> _Goal of the exercise_
Without including any pictures, write out the listing below exactly.

========

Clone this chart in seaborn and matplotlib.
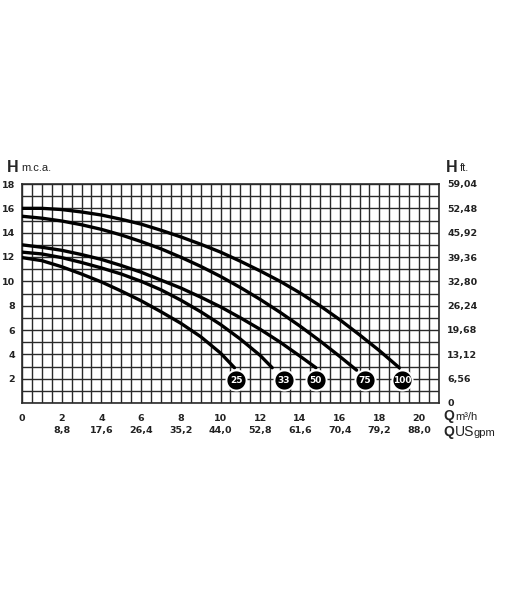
import matplotlib
matplotlib.use("Agg")
import matplotlib.pyplot as plt
import seaborn as sns
import pandas as pd
import numpy as np

# ---- data ----
models = ["25", "33", "50", "75", "100"]
q_25 = [0, 1, 2, 3, 4, 5, 6, 7, 8, 9, 10, 10.7]
h_25 = [11.95, 11.7, 11.2, 10.6, 9.95, 9.2, 8.4, 7.5, 6.55, 5.45, 4.1, 2.9]
q_33 = [0, 1, 2, 3, 4, 5, 6, 7, 8, 9, 10, 11, 12, 12.6]
h_33 = [12.4, 12.25, 11.95, 11.55, 11.1, 10.6, 10.0, 9.3, 8.45, 7.5, 6.45, 5.25, 3.9, 2.9]
q_50 = [0, 1, 2, 3, 4, 5, 6, 7, 8, 9, 10, 11, 12, 13, 14, 14.8]
h_50 = [13.0, 12.8, 12.55, 12.2, 11.8, 11.3, 10.75, 10.1, 9.45, 8.7, 7.9, 7.0, 6.05, 5.0, 3.85, 2.9]
q_75 = [0, 1, 2, 3, 4, 5, 6, 7, 8, 9, 10, 11, 12, 13, 14, 15, 16, 16.85]
h_75 = [15.35, 15.19, 14.96, 14.65, 14.27, 13.81, 13.27, 12.67, 11.98, 11.23, 10.4,
        9.49, 8.51, 7.45, 6.32, 5.11, 3.83, 2.7]
q_100 = [0, 1, 2, 3, 4, 5, 6, 7, 8, 9, 10, 11, 12, 13, 14, 15, 16, 17, 18, 19]
h_100 = [16.0, 16.0, 15.9, 15.7, 15.45, 15.1, 14.7, 14.2, 13.65, 13.05, 12.4, 11.65,
         10.85, 10.0, 9.05, 8.0, 6.85, 5.6, 4.3, 2.9]
badge_q = [10.8, 13.2, 14.8, 17.25, 19.15]
badge_h = [1.85, 1.85, 1.85, 1.85, 1.85]

x_ticks = [2, 4, 6, 8, 10, 12, 14, 16, 18, 20]
x_labels_m3h = ["0", "2", "4", "6", "8", "10", "12", "14", "16", "18", "20"]
x_labels_gpm = ["8,8", "17,6", "26,4", "35,2", "44,0", "52,8", "61,6", "70,4", "79,2", "88,0"]
y_ticks = [2, 4, 6, 8, 10, 12, 14, 16, 18]
y_ticks_ft = [0, 2, 4, 6, 8, 10, 12, 14, 16, 18]
y_labels_ft = ["0", "6,56", "13,12", "19,68", "26,24", "32,80", "39,36", "45,92", "52,48", "59,04"]

curves = {"25": (q_25, h_25), "33": (q_33, h_33), "50": (q_50, h_50),
          "75": (q_75, h_75), "100": (q_100, h_100)}
df = pd.concat([pd.DataFrame({"Q": q, "H": h, "model": m}) for m, (q, h) in curves.items()],
               ignore_index=True)

sns.set_theme(style="white")
plt.rcParams["font.family"] = ["Liberation Sans", "DejaVu Sans"]

W, Hh = 510, 600
fig = plt.figure(figsize=(W / 100, Hh / 100), dpi=100)
ax = fig.add_axes([22 / W, 1 - 403 / Hh, 417 / W, 219 / Hh])

sns.lineplot(data=df, x="Q", y="H", units="model", estimator=None, sort=False,
             color="black", lw=2.4, ax=ax, zorder=3)

ax.set_xlim(0, 21)
ax.set_ylim(0, 18)
ax.set_xlabel("")
ax.set_ylabel("")
tick_font = dict(fontsize=6.8, fontweight="bold", color="#222222", family="DejaVu Sans")
ax.set_xticks([0] + x_ticks)
ax.set_xticklabels(x_labels_m3h, **tick_font)
ax.set_yticks(y_ticks)
ax.set_yticklabels([str(v) for v in y_ticks], **tick_font)
ax.set_xticks(np.arange(0, 21.01, 0.5), minor=True)
ax.set_yticks(np.arange(0, 18.01, 1), minor=True)
ax.grid(which="both", color="#2a2a2a", lw=1.0)
ax.set_axisbelow(True)
for s in ax.spines.values():
    s.set_color("#2a2a2a")
    s.set_linewidth(1.2)
ax.tick_params(axis="x", which="major", length=0, pad=8)
ax.tick_params(axis="y", which="major", length=0, pad=5)
ax.tick_params(which="minor", length=0)

ax.scatter(badge_q, badge_h, s=210, color="black", edgecolor="white", linewidth=1.4, zorder=5)
for q, h, m in zip(badge_q, badge_h, models):
    ax.text(q, h, m, color="white", fontsize=6.5, fontweight="bold", ha="center",
            va="center", zorder=6, family="DejaVu Sans")

sec = ax.secondary_xaxis(-0.085)
sec.set_xticks(x_ticks)
sec.set_xticklabels(x_labels_gpm, **tick_font)
sec.tick_params(length=0, pad=3)
sec.spines["bottom"].set_visible(False)

axr = ax.twinx()
axr.set_ylim(0, 18)
axr.set_yticks(y_ticks_ft)
axr.set_yticklabels(y_labels_ft, **tick_font)
axr.tick_params(axis="y", length=0, pad=6)
for s in axr.spines.values():
    s.set_visible(False)
axr.grid(False)

# axis titles
fig.text(7 / W, 1 - 167 / Hh, "H", fontsize=11.5, fontweight="bold", va="center")
fig.text(21 / W, 1 - 168 / Hh, "m.c.a.", fontsize=8, va="center", color="#222222")
fig.text(446 / W, 1 - 167 / Hh, "H", fontsize=11.5, fontweight="bold", va="center")
fig.text(460 / W, 1 - 168 / Hh, "ft.", fontsize=8, va="center", color="#222222")
fig.text(443 / W, 1 - 416 / Hh, "Q", fontsize=10, fontweight="bold", va="center")
fig.text(455 / W, 1 - 417 / Hh, "m³/h", fontsize=8, va="center", color="#222222")
fig.text(443 / W, 1 - 432 / Hh, "Q", fontsize=10, fontweight="bold", va="center")
fig.text(455 / W, 1 - 432 / Hh, "US", fontsize=10, va="center", color="#222222")
fig.text(474 / W, 1 - 433 / Hh, "gpm", fontsize=8, va="center", color="#222222")

fig.savefig("out.png", dpi=100)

========

> _Full output_
Clone this chart in seaborn and matplotlib.
import matplotlib
matplotlib.use("Agg")
import matplotlib.pyplot as plt
import seaborn as sns
import pandas as pd
import numpy as np

# ---- data ----
models = ["25", "33", "50", "75", "100"]
q_25 = [0, 1, 2, 3, 4, 5, 6, 7, 8, 9, 10, 10.7]
h_25 = [11.95, 11.7, 11.2, 10.6, 9.95, 9.2, 8.4, 7.5, 6.55, 5.45, 4.1, 2.9]
q_33 = [0, 1, 2, 3, 4, 5, 6, 7, 8, 9, 10, 11, 12, 12.6]
h_33 = [12.4, 12.25, 11.95, 11.55, 11.1, 10.6, 10.0, 9.3, 8.45, 7.5, 6.45, 5.25, 3.9, 2.9]
q_50 = [0, 1, 2, 3, 4, 5, 6, 7, 8, 9, 10, 11, 12, 13, 14, 14.8]
h_50 = [13.0, 12.8, 12.55, 12.2, 11.8, 11.3, 10.75, 10.1, 9.45, 8.7, 7.9, 7.0, 6.05, 5.0, 3.85, 2.9]
q_75 = [0, 1, 2, 3, 4, 5, 6, 7, 8, 9, 10, 11, 12, 13, 14, 15, 16, 16.85]
h_75 = [15.35, 15.19, 14.96, 14.65, 14.27, 13.81, 13.27, 12.67, 11.98, 11.23, 10.4,
        9.49, 8.51, 7.45, 6.32, 5.11, 3.83, 2.7]
q_100 = [0, 1, 2, 3, 4, 5, 6, 7, 8, 9, 10, 11, 12, 13, 14, 15, 16, 17, 18, 19]
h_100 = [16.0, 16.0, 15.9, 15.7, 15.45, 15.1, 14.7, 14.2, 13.65, 13.05, 12.4, 11.65,
         10.85, 10.0, 9.05, 8.0, 6.85, 5.6, 4.3, 2.9]
badge_q = [10.8, 13.2, 14.8, 17.25, 19.15]
badge_h = [1.85, 1.85, 1.85, 1.85, 1.85]

x_ticks = [2, 4, 6, 8, 10, 12, 14, 16, 18, 20]
x_labels_m3h = ["0", "2", "4", "6", "8", "10", "12", "14", "16", "18", "20"]
x_labels_gpm = ["8,8", "17,6", "26,4", "35,2", "44,0", "52,8", "61,6", "70,4", "79,2", "88,0"]
y_ticks = [2, 4, 6, 8, 10, 12, 14, 16, 18]
y_ticks_ft = [0, 2, 4, 6, 8, 10, 12, 14, 16, 18]
y_labels_ft = ["0", "6,56", "13,12", "19,68", "26,24", "32,80", "39,36", "45,92", "52,48", "59,04"]

curves = {"25": (q_25, h_25), "33": (q_33, h_33), "50": (q_50, h_50),
          "75": (q_75, h_75), "100": (q_100, h_100)}
df = pd.concat([pd.DataFrame({"Q": q, "H": h, "model": m}) for m, (q, h) in curves.items()],
               ignore_index=True)

sns.set_theme(style="white")
plt.rcParams["font.family"] = ["Liberation Sans", "DejaVu Sans"]

W, Hh = 510, 600
fig = plt.figure(figsize=(W / 100, Hh / 100), dpi=100)
ax = fig.add_axes([22 / W, 1 - 403 / Hh, 417 / W, 219 / Hh])

sns.lineplot(data=df, x="Q", y="H", units="model", estimator=None, sort=False,
             color="black", lw=2.4, ax=ax, zorder=3)

ax.set_xlim(0, 21)
ax.set_ylim(0, 18)
ax.set_xlabel("")
ax.set_ylabel("")
tick_font = dict(fontsize=6.8, fontweight="bold", color="#222222", family="DejaVu Sans")
ax.set_xticks([0] + x_ticks)
ax.set_xticklabels(x_labels_m3h, **tick_font)
ax.set_yticks(y_ticks)
ax.set_yticklabels([str(v) for v in y_ticks], **tick_font)
ax.set_xticks(np.arange(0, 21.01, 0.5), minor=True)
ax.set_yticks(np.arange(0, 18.01, 1), minor=True)
ax.grid(which="both", color="#2a2a2a", lw=1.0)
ax.set_axisbelow(True)
for s in ax.spines.values():
    s.set_color("#2a2a2a")
    s.set_linewidth(1.2)
ax.tick_params(axis="x", which="major", length=0, pad=8)
ax.tick_params(axis="y", which="major", length=0, pad=5)
ax.tick_params(which="minor", length=0)

ax.scatter(badge_q, badge_h, s=210, color="black", edgecolor="white", linewidth=1.4, zorder=5)
for q, h, m in zip(badge_q, badge_h, models):
    ax.text(q, h, m, color="white", fontsize=6.5, fontweight="bold", ha="center",
            va="center", zorder=6, family="DejaVu Sans")

sec = ax.secondary_xaxis(-0.085)
sec.set_xticks(x_ticks)
sec.set_xticklabels(x_labels_gpm, **tick_font)
sec.tick_params(length=0, pad=3)
sec.spines["bottom"].set_visible(False)

axr = ax.twinx()
axr.set_ylim(0, 18)
axr.set_yticks(y_ticks_ft)
axr.set_yticklabels(y_labels_ft, **tick_font)
axr.tick_params(axis="y", length=0, pad=6)
for s in axr.spines.values():
    s.set_visible(False)
axr.grid(False)

# axis titles
fig.text(7 / W, 1 - 167 / Hh, "H", fontsize=11.5, fontweight="bold", va="center")
fig.text(21 / W, 1 - 168 / Hh, "m.c.a.", fontsize=8, va="center", color="#222222")
fig.text(446 / W, 1 - 167 / Hh, "H", fontsize=11.5, fontweight="bold", va="center")
fig.text(460 / W, 1 - 168 / Hh, "ft.", fontsize=8, va="center", color="#222222")
fig.text(443 / W, 1 - 416 / Hh, "Q", fontsize=10, fontweight="bold", va="center")
fig.text(455 / W, 1 - 417 / Hh, "m³/h", fontsize=8, va="center", color="#222222")
fig.text(443 / W, 1 - 432 / Hh, "Q", fontsize=10, fontweight="bold", va="center")
fig.text(455 / W, 1 - 432 / Hh, "US", fontsize=10, va="center", color="#222222")
fig.text(474 / W, 1 - 433 / Hh, "gpm", fontsize=8, va="center", color="#222222")

fig.savefig("out.png", dpi=100)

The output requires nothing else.